Pixel Yasi 16 is a bold, wide, high contrast, upright, normal x-height font.
Keywords: posters, headlines, game ui, album art, event flyers, retro tech, industrial, arcade, gridded, mechanical, retro digital, textured display, grid motif, stencil effect, impactful titles, stencil-like, tiled, modular, chunky, all-caps feel.
A heavy, modular display face built from a visible square grid, with each glyph appearing as a filled black silhouette interrupted by regular tile gaps. Letterforms are mostly rectilinear with occasional rounded outer corners, producing a blocky, pixel-structured texture rather than smooth continuous strokes. Counters and bowls are formed by subtractive grid openings, and several characters show small notches and bite-like cut-ins that read like stencil breaks. Spacing and widths vary by character, while the overall rhythm remains consistent due to the repeating grid cadence.

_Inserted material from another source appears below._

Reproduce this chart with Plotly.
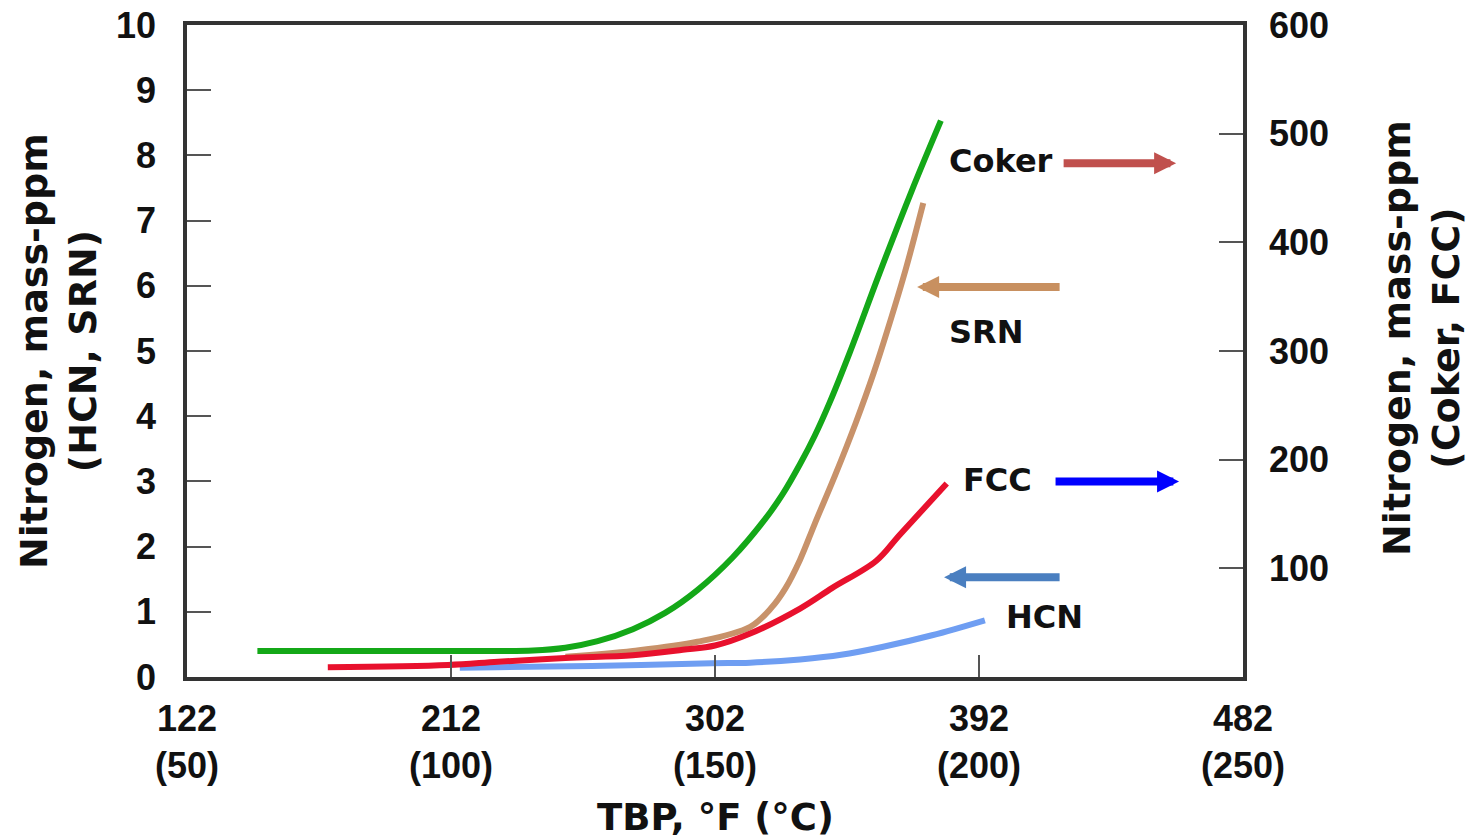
import plotly.graph_objects as go

# ---- data ----
coker_T = [146, 200, 240, 251, 262, 274, 285, 296, 308, 319, 325, 331, 336, 341, 348, 358, 369, 379]
coker_N = [24, 24, 24.5, 27, 33, 44, 59, 80, 110, 145, 168, 196, 222, 252, 299, 371, 447, 512]

srn_T = [251, 274, 296, 314, 321, 326, 331, 336, 343, 350, 356, 361, 367, 373]
srn_N = [0.31, 0.40, 0.54, 0.77, 1.05, 1.36, 1.80, 2.35, 3.10, 3.90, 4.65, 5.35, 6.25, 7.27]

fcc_T = [170, 211, 228, 251, 274, 291, 302, 314, 331, 342, 357, 365, 381]
fcc_N = [9, 11, 14, 17.5, 20, 25, 29, 40, 63, 82, 107, 131, 178]

hcn_T = [215, 228, 260, 301, 314, 331, 345, 359, 376, 394]
hcn_N = [0.14, 0.15, 0.17, 0.21, 0.22, 0.27, 0.34, 0.46, 0.64, 0.87]

x_tickvals = [122, 212, 302, 392, 482]
x_ticktext = ["122<br>(50)", "212<br>(100)", "302<br>(150)", "392<br>(200)", "482<br>(250)"]
y_tickvals = list(range(0, 11))
y2_tickvals = [100, 200, 300, 400, 500, 600]

TICK_FONT = dict(family="Liberation Sans, Arial", size=36, color="#111", weight="bold")
TEXT_FONT = "DejaVu Sans"

fig = go.Figure()
fig.add_trace(go.Scatter(x=srn_T, y=srn_N, mode="lines", yaxis="y",
                         line=dict(color="#c8926a", width=6, shape="spline"), name="SRN"))
fig.add_trace(go.Scatter(x=fcc_T, y=fcc_N, mode="lines", yaxis="y2",
                         line=dict(color="#e8112d", width=6, shape="spline"), name="FCC"))
fig.add_trace(go.Scatter(x=hcn_T, y=hcn_N, mode="lines", yaxis="y",
                         line=dict(color="#6f9ef2", width=6, shape="spline"), name="HCN"))
fig.add_trace(go.Scatter(x=coker_T, y=coker_N, mode="lines", yaxis="y2",
                         line=dict(color="#14a818", width=6, shape="spline"), name="Coker"))

# labels: (text, x, y)
labels = [("Coker", 381, 7.91), ("SRN", 381, 5.29), ("FCC", 386, 3.02), ("HCN", 400.5, 0.92)]
# arrows: (tip x, tip y, tail offset px, color)
arrows = [(459.2, 7.88, -114, "#c0504d"), (370.9, 5.98, 144, "#c89060"),
          (460.2, 3.0, -125, "#0000ff"), (380.1, 1.53, 117, "#4a7fc0")]

ann = []
for t, x, y in labels:
    ann.append(dict(x=x, y=y, xref="x", yref="y", text=t, showarrow=False, xanchor="left",
                    yanchor="middle", font=dict(family=TEXT_FONT, size=32, color="#111", weight="bold")))
for x, y, ax, c in arrows:
    ann.append(dict(x=x, y=y, xref="x", yref="y", text="", showarrow=True, ax=ax, ay=0,
                    arrowhead=2, arrowwidth=8, arrowsize=0.55, arrowcolor=c, standoff=0, startstandoff=0))

ann.append(dict(x=0.5, y=-0.216, xref="paper", yref="paper", text="TBP, °F (°C)", showarrow=False,
                xanchor="center", yanchor="middle",
                font=dict(family=TEXT_FONT, size=37, color="#111", weight="bold")))
ann.append(dict(x=-0.1222, y=0.50, xref="paper", yref="paper", text="Nitrogen, mass-ppm<br>(HCN, SRN)",
                showarrow=False, textangle=-90, xanchor="center", yanchor="middle",
                font=dict(family=TEXT_FONT, size=38, color="#111", weight="bold")))
ann.append(dict(x=1.1695, y=0.52, xref="paper", yref="paper", text="Nitrogen, mass-ppm<br>(Coker, FCC)",
                showarrow=False, textangle=-90, xanchor="center", yanchor="middle",
                font=dict(family=TEXT_FONT, size=38, color="#111", weight="bold")))

fig.update_layout(
    width=1483, height=840,
    margin=dict(l=187, r=240, t=25, b=163, autoexpand=False),
    paper_bgcolor="white", plot_bgcolor="white",
    showlegend=False,
    annotations=ann,
    xaxis=dict(range=[122, 482], tickvals=x_tickvals, ticktext=x_ticktext, ticks="inside",
               ticklen=22, tickwidth=2, tickcolor="#555", showline=True, linewidth=3.5,
               linecolor="#333", mirror=True, showgrid=False, zeroline=False,
               tickfont=TICK_FONT, ticklabelstandoff=7, automargin=False),
    yaxis=dict(range=[0, 10], tickvals=y_tickvals, ticks="inside", ticklen=24, tickwidth=2,
               tickcolor="#555", showline=True, linewidth=3.5, linecolor="#333", mirror=True,
               showgrid=False, zeroline=False, tickfont=TICK_FONT, ticklabelstandoff=20,
               automargin=False),
    yaxis2=dict(range=[0, 600], tickvals=y2_tickvals, overlaying="y", side="right",
                ticks="inside", ticklen=24, tickwidth=2, tickcolor="#555", showline=True,
                linewidth=3.5, linecolor="#333", showgrid=False, zeroline=False,
                tickfont=TICK_FONT, ticklabelstandoff=15, automargin=False),
)

fig.write_html("out.html")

Best suited to large-format display use where the square-grid texture can read clearly—posters, headlines, game titles, arcade-inspired UI elements, and graphic branding moments. It can also work for short bursts of text in packaging or editorial pull quotes when a rugged, digital-industrial voice is desired.
The grid-and-cutout construction gives a distinctly retro-digital, utilitarian tone, reminiscent of arcade screens, industrial labeling, and early computer graphics. Its chunky mass and tiled texture feel rugged and mechanical, with a slightly distressed, engineered character rather than a clean geometric polish.
The design appears intended to translate classic blocky bitmap lettering into a bold, textured display style by embedding a consistent tile grid and stencil-like breaks into otherwise solid forms. The goal is legibility with a strong surface pattern, prioritizing visual character and retro-tech atmosphere over smooth typographic neutrality.
The tiled gaps stay highly visible at text sizes, creating a patterned “screen” effect across words. Diagonals and curves are simplified into stepped or segmented shapes, which emphasizes the bitmap-like personality and makes the font most comfortable when the grid texture is meant to be seen.